Sen. Gruening was re-elected to the Senate on November 25, 1958. Joining Gruening in the Senate was Alaska’s the Delegate to the House of Representatives, Edward Lewis “Bob” Bartlett. Shadow Senator Egan, chose not to run for the Senate, but was subsequently elected Governor of Alaska. Alaska joined the Union on January 3, 1959; Gruening and Bartlett took their seats on January 7, 1959.
Minnesota Senator Hubert Humphrey speaking about his Alaska Senate colleagues commented that “they have … behaved with tact, with consideration, of the commitments of the senators … never intruding or obtruding themselves at inconvenient moments and qualifying themselves as fully worthy of the posts to which they were elected.”

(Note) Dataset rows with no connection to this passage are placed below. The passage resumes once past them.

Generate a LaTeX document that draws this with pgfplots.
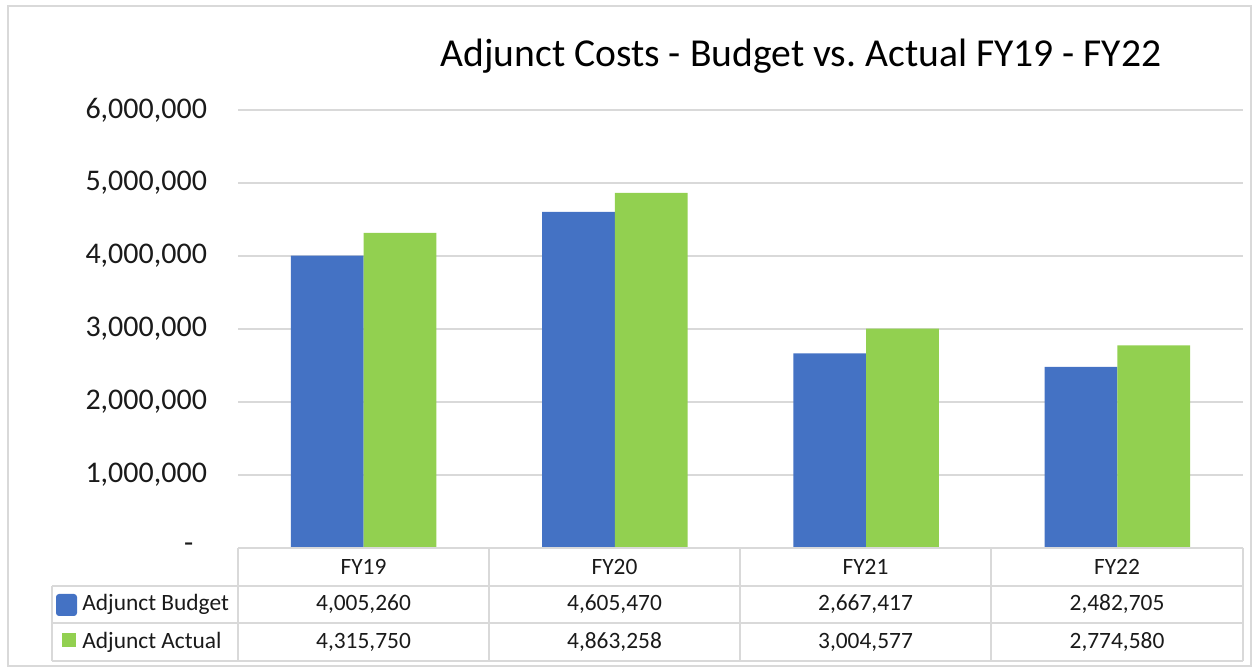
\documentclass[border=0pt]{standalone}
\usepackage{fontspec}
\setmainfont{Carlito}
\usepackage{pgfplots}
\pgfplotsset{compat=1.18}
\definecolor{cblue}{HTML}{4472C4}
\definecolor{cgreen}{HTML}{92D050}
\definecolor{lgray}{HTML}{D9D9D9}
\definecolor{txt}{HTML}{1A1A1A}
\begin{document}
\begin{tikzpicture}
\begin{scope}[x=0.5pt,y=-0.5pt]
\path[use as bounding box] (0,0) rectangle (1254,672);
\draw[lgray, line width=1pt] (8,6) rectangle (1251,666);
\end{scope}
\begin{axis}[
  at={(119pt,-274pt)}, anchor=south west,
  width=502.5pt, height=219pt, scale only axis,
  xmin=-0.5, xmax=3.5, ymin=0, ymax=6000000,
  xtick=\empty,
  scaled y ticks=false,
  ytick={0,1000000,2000000,3000000,4000000,5000000,6000000},
  yticklabels={{-\rule{0.45em}{0pt}},{1,000,000},{2,000,000},{3,000,000},{4,000,000},{5,000,000},{6,000,000}},
  yticklabel style={font=\fontsize{15}{17}\selectfont, text=txt, xshift=-12pt},
  ymajorgrids, grid style={lgray, line width=0.75pt},
  axis line style={draw=none}, major tick length=0pt,
  ybar=0pt, bar width=0.29,
  clip=false,
]
\addplot[fill=cblue, draw=none] coordinates {(0,4005260) (1,4605470) (2,2667417) (3,2482705)};
\addplot[fill=cgreen, draw=none] coordinates {(0,4315750) (1,4863258) (2,3004577) (3,2774580)};
\end{axis}
\begin{scope}[x=0.5pt,y=-0.5pt]
\node[font=\fontsize{19.8}{22}\selectfont, text=black] at (801,56) {Adjunct\ Costs\ -\ Budget\ vs.\ Actual\ FY19\ -\ FY22};
\draw[lgray, line width=1pt] (238,548) -- (1243,548);
\foreach \yy in {586,623,661} \draw[lgray, line width=1pt] (52,\yy) -- (1243,\yy);
\draw[lgray, line width=1pt] (52,586) -- (52,661);
\foreach \xx in {238,489,740,991,1243} \draw[lgray, line width=1pt] (\xx,548) -- (\xx,661);
\begin{scope}[every node/.style={font=\fontsize{11.7}{14}\selectfont, text=txt}]
\node at (363.5,567) {FY19};
\node at (614.5,567) {FY20};
\node at (865.5,567) {FY21};
\node at (1117,567) {FY22};
\node at (363.5,604.5) {4,005,260};
\node at (614.5,604.5) {4,605,470};
\node at (865.5,604.5) {2,667,417};
\node at (1117,604.5) {2,482,705};
\node at (363.5,642) {4,315,750};
\node at (614.5,642) {4,863,258};
\node at (865.5,642) {3,004,577};
\node at (1117,642) {2,774,580};
\node[anchor=west, inner sep=0pt] at (82,604.5) {Adjunct Budget};
\node[anchor=west, inner sep=0pt] at (82,642) {Adjunct Actual};
\end{scope}
\fill[cblue, rounded corners=1.5pt] (56,594) rectangle (77,616);
\fill[cgreen] (62,633) rectangle (76,647);
\end{scope}
\end{tikzpicture}
\end{document}
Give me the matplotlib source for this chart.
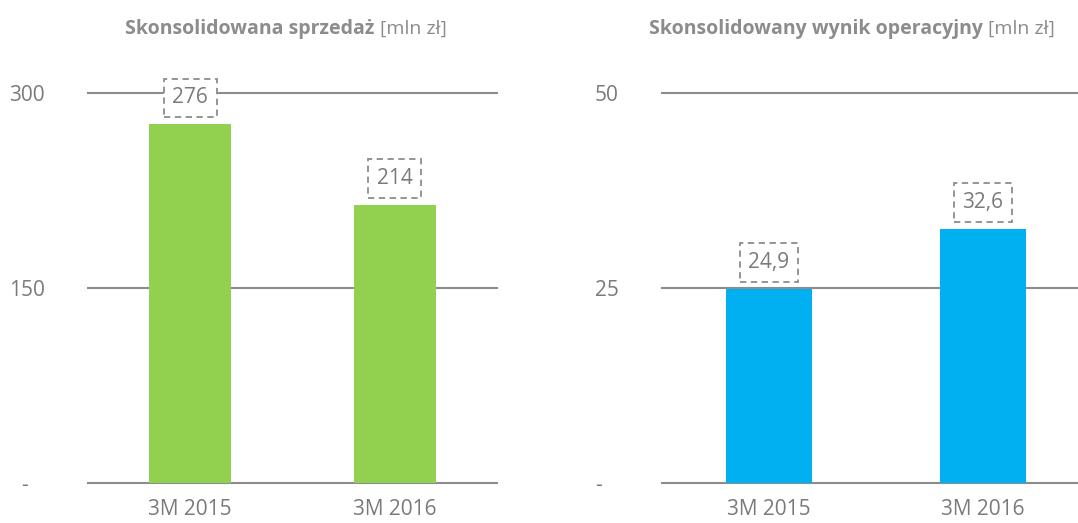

District of Columbia / New Columbia / Douglass Commonwealth (1990-present)
Voters in Washington, D.C. approved the District of Columbia Statehood Constitutional Convention Initiative of 1979. Pursuant to that act, D.C. voters elected their first Shadow Congressional Delegation in 1990. Reverend Jesse Jackson, Sr. and Florence Howard Pendleton were elected as United States Senators and Charles J. Moreland became the District’s first U.S. Representative.
U.S. Senator Paul Strauss, U.S. Senator Michael D. Brown and U.S. Representative Dr. Adeoye I. Yakubu Owolewa are the current members of the D.C. Congressional Statehood Delegation.
Eleanor Holmes Norton has served as the District of Columbia’s nonvoting Delegate to the U.S. House of Representatives since 1991.